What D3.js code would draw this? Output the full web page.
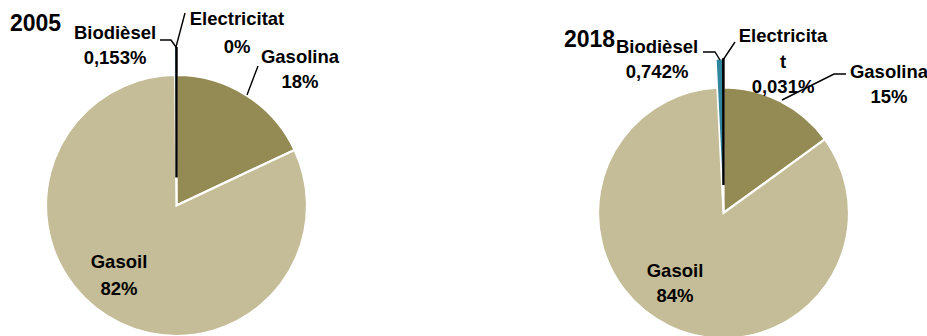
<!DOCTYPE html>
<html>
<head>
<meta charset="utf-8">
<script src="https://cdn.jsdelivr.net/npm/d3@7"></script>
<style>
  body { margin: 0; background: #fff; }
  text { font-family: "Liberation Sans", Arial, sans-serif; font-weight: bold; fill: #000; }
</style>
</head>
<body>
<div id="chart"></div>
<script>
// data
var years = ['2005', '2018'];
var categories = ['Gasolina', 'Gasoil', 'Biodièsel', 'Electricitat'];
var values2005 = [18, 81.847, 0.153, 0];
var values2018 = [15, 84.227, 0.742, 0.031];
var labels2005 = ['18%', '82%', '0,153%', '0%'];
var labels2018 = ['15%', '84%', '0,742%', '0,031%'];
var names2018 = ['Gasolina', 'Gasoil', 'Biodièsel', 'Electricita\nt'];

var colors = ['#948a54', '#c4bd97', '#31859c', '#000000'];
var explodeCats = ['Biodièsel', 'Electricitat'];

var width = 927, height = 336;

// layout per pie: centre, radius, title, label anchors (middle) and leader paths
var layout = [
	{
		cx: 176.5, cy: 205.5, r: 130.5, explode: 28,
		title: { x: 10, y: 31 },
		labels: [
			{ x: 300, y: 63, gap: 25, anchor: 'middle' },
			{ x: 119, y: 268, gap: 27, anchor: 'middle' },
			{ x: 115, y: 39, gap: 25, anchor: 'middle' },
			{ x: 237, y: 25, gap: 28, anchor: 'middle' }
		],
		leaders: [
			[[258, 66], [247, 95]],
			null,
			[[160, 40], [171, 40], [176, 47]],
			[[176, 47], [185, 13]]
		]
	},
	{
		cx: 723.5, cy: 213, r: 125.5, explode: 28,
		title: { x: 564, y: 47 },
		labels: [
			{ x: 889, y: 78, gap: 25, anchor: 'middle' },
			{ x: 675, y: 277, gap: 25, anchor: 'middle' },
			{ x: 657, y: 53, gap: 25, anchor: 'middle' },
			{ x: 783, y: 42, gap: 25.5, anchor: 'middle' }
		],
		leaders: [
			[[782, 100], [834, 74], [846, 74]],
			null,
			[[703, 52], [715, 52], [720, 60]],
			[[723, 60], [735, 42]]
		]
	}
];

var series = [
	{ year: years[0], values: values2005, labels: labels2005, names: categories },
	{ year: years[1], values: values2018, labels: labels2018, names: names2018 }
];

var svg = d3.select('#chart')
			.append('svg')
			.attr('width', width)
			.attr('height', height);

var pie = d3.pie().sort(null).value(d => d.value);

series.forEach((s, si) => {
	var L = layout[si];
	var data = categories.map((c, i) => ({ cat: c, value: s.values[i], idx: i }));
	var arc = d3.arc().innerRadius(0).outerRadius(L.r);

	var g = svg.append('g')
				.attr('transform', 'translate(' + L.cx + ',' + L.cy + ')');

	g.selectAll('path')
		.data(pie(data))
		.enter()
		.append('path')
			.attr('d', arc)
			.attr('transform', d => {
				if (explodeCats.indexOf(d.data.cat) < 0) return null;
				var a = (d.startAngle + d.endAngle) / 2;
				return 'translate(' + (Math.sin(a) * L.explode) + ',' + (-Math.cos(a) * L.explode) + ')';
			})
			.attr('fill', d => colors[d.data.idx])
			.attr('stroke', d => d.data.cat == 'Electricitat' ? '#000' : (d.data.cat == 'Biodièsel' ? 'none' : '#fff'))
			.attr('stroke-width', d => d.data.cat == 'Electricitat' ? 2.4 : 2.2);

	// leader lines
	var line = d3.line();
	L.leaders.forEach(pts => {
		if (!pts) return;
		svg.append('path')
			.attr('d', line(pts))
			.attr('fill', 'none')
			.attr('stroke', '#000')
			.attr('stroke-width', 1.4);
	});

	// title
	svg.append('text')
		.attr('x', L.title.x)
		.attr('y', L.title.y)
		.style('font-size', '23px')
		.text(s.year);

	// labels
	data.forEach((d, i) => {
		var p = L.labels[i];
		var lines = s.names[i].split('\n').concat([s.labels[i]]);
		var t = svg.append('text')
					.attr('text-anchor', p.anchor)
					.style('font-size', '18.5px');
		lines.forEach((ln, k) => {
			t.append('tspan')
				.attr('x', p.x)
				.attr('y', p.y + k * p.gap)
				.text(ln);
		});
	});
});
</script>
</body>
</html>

- - - -

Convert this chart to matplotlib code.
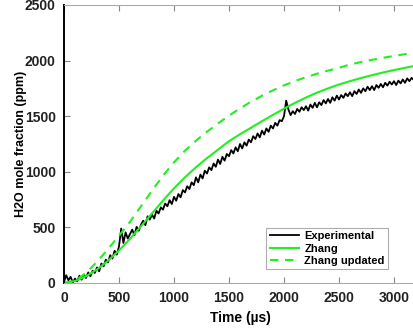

- - - -

YOUR GOAL: Using the material above, copy every line in which the string "chart" occurs.

RESULT BELOW:
<div id="chart"></div>
var svg = d3.select('#chart')
Convert this chart to matplotlib code.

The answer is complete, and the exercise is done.